Should I always roll to avoid assignment, or is it sometimes better to accept it?

Rolling is a neutral trade that extends your position. Accept assignment if: (1) you wanted to exit anyway, (2) the stock has moved against you and assignment closes the loss, or (3) you're managing a covered call against shares you own. Roll if you're profitable and want to extend your position and continue collecting time decay.

Can the buyer exercise my short option anytime they want?

Only if you sold an American-style option. American options can be exercised any business day during market hours. European options can be exercised only at expiration. Most equity options are American; index options are often European. Check your contract specifications.

What's the earliest an option can be assigned?

The day after it begins trading. In practice, early assignment is rare unless the option is deep in-the-money and a dividend or other corporate event creates immediate intrinsic value that exceeds time value. Most early assignments happen in the final two weeks before expiration.

Is assignment bad?

Assignment is neutral. It's the forced execution of your obligation as a seller. It's "bad" only if it disrupts your plan. A covered call seller expecting assignment isn't bothered by it. A seller who planned to exit at a higher stock price and gets assigned at a lower price has lost opportunity. Context determines whether assignment is an inconvenience or a disaster.

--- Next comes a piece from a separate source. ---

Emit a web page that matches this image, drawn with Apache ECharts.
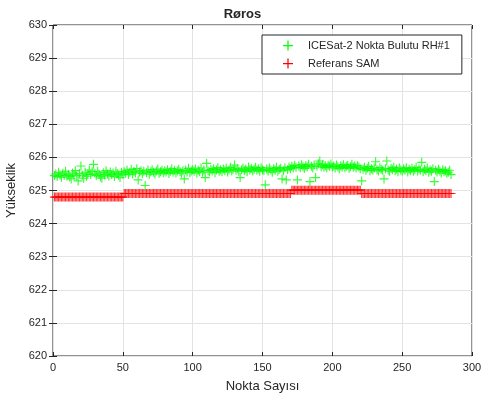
<!DOCTYPE html>
<html>
<head>
<meta charset="utf-8">
<script src="https://cdn.jsdelivr.net/npm/echarts@6/dist/echarts.min.js"></script>
<style>
  html, body { margin: 0; padding: 0; background: #ffffff; }
  #chart { width: 485px; height: 405px; }
</style>
</head>
<body>
<div id="chart"></div>
<script>
// Point heights (m) along the track, one value per point number (1..285)
const icesatHeights = [
  625.45, 625.50, 625.42, 625.55, 625.47, 625.40, 625.52, 625.46, 625.58, 625.44,
  625.49, 625.41, 625.35, 625.53, 625.47, 625.60, 625.44, 625.29, 625.51, 625.74,
  625.46, 625.37, 625.55, 625.43, 625.50, 625.62, 625.48, 625.57, 625.79, 625.52,
  625.45, 625.58, 625.49, 625.41, 625.37, 625.54, 625.47, 625.60, 625.50, 625.44,
  625.56, 625.48, 625.53, 625.42, 625.58, 625.51, 625.46, 625.39, 625.55, 625.49,
  625.57, 625.52, 625.61, 625.48, 625.55, 625.64, 625.50, 625.58, 625.53, 625.66,
  625.32, 625.56, 625.60, 625.51, 625.58, 625.15, 625.54, 625.62, 625.49, 625.57,
  625.63, 625.55, 625.50, 625.59, 625.65, 625.52, 625.57, 625.61, 625.54, 625.60,
  625.56, 625.63, 625.51, 625.58, 625.66, 625.55, 625.61, 625.53, 625.59, 625.64,
  625.57, 625.52, 625.60, 625.35, 625.62, 625.56, 625.67, 625.54, 625.59, 625.63,
  625.58, 625.65, 625.53, 625.61, 625.57, 625.68, 625.55, 625.62, 625.39, 625.82,
  625.60, 625.56, 625.64, 625.59, 625.66, 625.54, 625.62, 625.69, 625.58, 625.63,
  625.57, 625.65, 625.60, 625.67, 625.56, 625.62, 625.70, 625.59, 625.64, 625.77,
  625.61, 625.66, 625.58, 625.39, 625.63, 625.68, 625.60, 625.65, 625.57, 625.71,
  625.62, 625.67, 625.59, 625.64, 625.70, 625.61, 625.66, 625.58, 625.69, 625.63,
  625.60, 625.17, 625.65, 625.59, 625.68, 625.62, 625.55, 625.66, 625.61, 625.70,
  625.58, 625.64, 625.67, 625.35, 625.60, 625.69, 625.32, 625.63, 625.71, 625.66,
  625.73, 625.68, 625.76, 625.70, 625.32, 625.74, 625.69, 625.78, 625.72, 625.67,
  625.75, 625.71, 625.79, 625.27, 625.73, 625.68, 625.77, 625.39, 625.74, 625.81,
  625.89, 625.72, 625.78, 625.70, 625.75, 625.69, 625.76, 625.73, 625.80, 625.71,
  625.74, 625.68, 625.77, 625.72, 625.66, 625.75, 625.70, 625.78, 625.69, 625.73,
  625.76, 625.67, 625.72, 625.79, 625.70, 625.74, 625.68, 625.75, 625.71, 625.66,
  625.29, 625.64, 625.70, 625.61, 625.67, 625.73, 625.60, 625.66, 625.62, 625.68,
  625.87, 625.63, 625.59, 625.69, 625.64, 625.61, 625.35, 625.66, 625.89, 625.62,
  625.58, 625.67, 625.63, 625.70, 625.60, 625.65, 625.57, 625.68, 625.62, 625.59,
  625.66, 625.61, 625.69, 625.56, 625.64, 625.60, 625.67, 625.58, 625.63, 625.70,
  625.59, 625.65, 625.61, 625.85, 625.57, 625.64, 625.60, 625.68, 625.55, 625.62,
  625.58, 625.66, 625.27, 625.61, 625.56, 625.64, 625.59, 625.53, 625.63, 625.57,
  625.60, 625.52, 625.55, 625.61, 625.48
];

const samHeights = [
  624.80, 624.80, 624.80, 624.80, 624.80, 624.80, 624.80, 624.80, 624.80, 624.80,
  624.80, 624.80, 624.80, 624.80, 624.80, 624.80, 624.80, 624.80, 624.80, 624.80,
  624.80, 624.80, 624.80, 624.80, 624.80, 624.80, 624.80, 624.80, 624.80, 624.80,
  624.80, 624.80, 624.80, 624.80, 624.80, 624.80, 624.80, 624.80, 624.80, 624.80,
  624.80, 624.80, 624.80, 624.80, 624.80, 624.80, 624.80, 624.80, 624.80, 624.80,
  624.91, 624.91, 624.91, 624.91, 624.91, 624.91, 624.91, 624.91, 624.91, 624.91,
  624.91, 624.91, 624.91, 624.91, 624.91, 624.91, 624.91, 624.91, 624.91, 624.91,
  624.91, 624.91, 624.91, 624.91, 624.91, 624.91, 624.91, 624.91, 624.91, 624.91,
  624.91, 624.91, 624.91, 624.91, 624.91, 624.91, 624.91, 624.91, 624.91, 624.91,
  624.91, 624.91, 624.91, 624.91, 624.91, 624.91, 624.91, 624.91, 624.91, 624.91,
  624.91, 624.91, 624.91, 624.91, 624.91, 624.91, 624.91, 624.91, 624.91, 624.91,
  624.91, 624.91, 624.91, 624.91, 624.91, 624.91, 624.91, 624.91, 624.91, 624.91,
  624.91, 624.91, 624.91, 624.91, 624.91, 624.91, 624.91, 624.91, 624.91, 624.91,
  624.91, 624.91, 624.91, 624.91, 624.91, 624.91, 624.91, 624.91, 624.91, 624.91,
  624.91, 624.91, 624.91, 624.91, 624.91, 624.91, 624.91, 624.91, 624.91, 624.91,
  624.91, 624.91, 624.91, 624.91, 624.91, 624.91, 624.91, 624.91, 624.91, 624.91,
  624.91, 624.91, 624.91, 624.91, 624.91, 624.91, 624.91, 624.91, 624.91, 624.91,
  625.01, 625.01, 625.01, 625.01, 625.01, 625.01, 625.01, 625.01, 625.01, 625.01,
  625.01, 625.01, 625.01, 625.01, 625.01, 625.01, 625.01, 625.01, 625.01, 625.01,
  625.01, 625.01, 625.01, 625.01, 625.01, 625.01, 625.01, 625.01, 625.01, 625.01,
  625.01, 625.01, 625.01, 625.01, 625.01, 625.01, 625.01, 625.01, 625.01, 625.01,
  625.01, 625.01, 625.01, 625.01, 625.01, 625.01, 625.01, 625.01, 625.01, 625.01,
  624.91, 624.91, 624.91, 624.91, 624.91, 624.91, 624.91, 624.91, 624.91, 624.91,
  624.91, 624.91, 624.91, 624.91, 624.91, 624.91, 624.91, 624.91, 624.91, 624.91,
  624.91, 624.91, 624.91, 624.91, 624.91, 624.91, 624.91, 624.91, 624.91, 624.91,
  624.91, 624.91, 624.91, 624.91, 624.91, 624.91, 624.91, 624.91, 624.91, 624.91,
  624.91, 624.91, 624.91, 624.91, 624.91, 624.91, 624.91, 624.91, 624.91, 624.91,
  624.91, 624.91, 624.91, 624.91, 624.91, 624.91, 624.91, 624.91, 624.91, 624.91,
  624.91, 624.91, 624.91, 624.91, 624.91
];

const xTicks = [0, 50, 100, 150, 200, 250, 300];
const yTicks = [620, 621, 622, 623, 624, 625, 626, 627, 628, 629, 630];
const seriesNames = ['ICESat-2 Nokta Bulutu RH#1', 'Referans SAM'];
const seriesColors = ['#00ff00', '#ff0000'];

// Thin "+" marker as a filled outline
const plusSymbol = 'path://M3.5,0H4.5V3.5H8V4.5H4.5V8H3.5V4.5H0V3.5H3.5Z';

const toPoints = arr => arr.map((v, i) => [i + 1, v]);

const axisColor = '#262626';
const gridColor = '#e3e3e3';
const fontFamily = '"Liberation Sans", Arial, sans-serif';

function xAxisCfg(pos, showLabels) {
  return {
    type: 'value', position: pos,
    min: xTicks[0], max: xTicks[xTicks.length - 1], interval: 50,
    axisLine: { show: false },
    axisTick: { show: true, inside: true, length: 4, lineStyle: { color: axisColor } },
    axisLabel: { show: showLabels, color: axisColor, fontSize: 11, fontFamily, margin: 6 },
    splitLine: { show: showLabels, lineStyle: { color: gridColor, width: 1 } },
    name: showLabels ? 'Nokta Sayısı' : '',
    nameLocation: 'middle', nameGap: 24,
    nameTextStyle: { color: axisColor, fontSize: 13, fontFamily }
  };
}
function yAxisCfg(pos, showLabels) {
  return {
    type: 'value', position: pos,
    min: yTicks[0], max: yTicks[yTicks.length - 1], interval: 1,
    axisLine: { show: false },
    axisTick: { show: true, inside: true, length: 4, lineStyle: { color: axisColor } },
    axisLabel: { show: showLabels, color: axisColor, fontSize: 11, fontFamily, margin: 6 },
    splitLine: { show: showLabels, lineStyle: { color: gridColor, width: 1 } },
    name: showLabels ? 'Yükseklik' : '',
    nameLocation: 'middle', nameGap: 35,
    nameTextStyle: { color: axisColor, fontSize: 13, fontFamily }
  };
}

const chart = echarts.init(document.getElementById('chart'), null, { renderer: 'canvas' });
chart.setOption({
  animation: false,
  backgroundColor: '#ffffff',
  title: {
    text: 'Røros', left: 'center', top: 3,
    textStyle: { fontSize: 13, fontWeight: 'bold', color: axisColor, fontFamily }
  },
  grid: {
    left: 53, right: 13, top: 25, bottom: 49,
    outerBoundsMode: 'none', containLabel: false,
    show: true, borderColor: axisColor, borderWidth: 1, backgroundColor: 'transparent'
  },
  legend: {
    orient: 'vertical', left: 262, top: 35,
    padding: [5, 12, 5, 21], itemGap: 7,
    itemWidth: 10, itemHeight: 10,
    icon: plusSymbol,
    itemStyle: { color: 'inherit', borderWidth: 0, opacity: 1 },
    backgroundColor: '#ffffff', borderColor: axisColor, borderWidth: 1, borderRadius: 0,
    textStyle: { fontSize: 11, color: axisColor, fontFamily, padding: [0, 0, 0, 10] },
    data: seriesNames
  },
  xAxis: [xAxisCfg('bottom', true), xAxisCfg('top', false)],
  yAxis: [yAxisCfg('left', true), yAxisCfg('right', false)],
  series: [
    {
      name: seriesNames[1], type: 'scatter',
      symbol: plusSymbol, symbolSize: 9,
      itemStyle: { color: seriesColors[1] },
      data: toPoints(samHeights)
    },
    {
      name: seriesNames[0], type: 'scatter',
      symbol: plusSymbol, symbolSize: 9,
      itemStyle: { color: seriesColors[0] },
      data: toPoints(icesatHeights)
    }
  ]
});
</script>
</body>
</html>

Early assignment is part of the broader options exercise landscape. Understanding it requires familiarity with:

Summary

Preventing early assignment is a skill built on understanding the mechanics (dividend events and intrinsic value), monitoring the signals (delta and ex-dividend dates), and acting decisively (rolling, closing, or accepting). The traders who experience the fewest assignment surprises are those who maintain active calendars, set broker alerts, and address risky positions before the compulsion to exercise becomes overwhelming.

Early assignment is not inevitable. It's preventable, manageable, and—with the right tools—entirely within your control.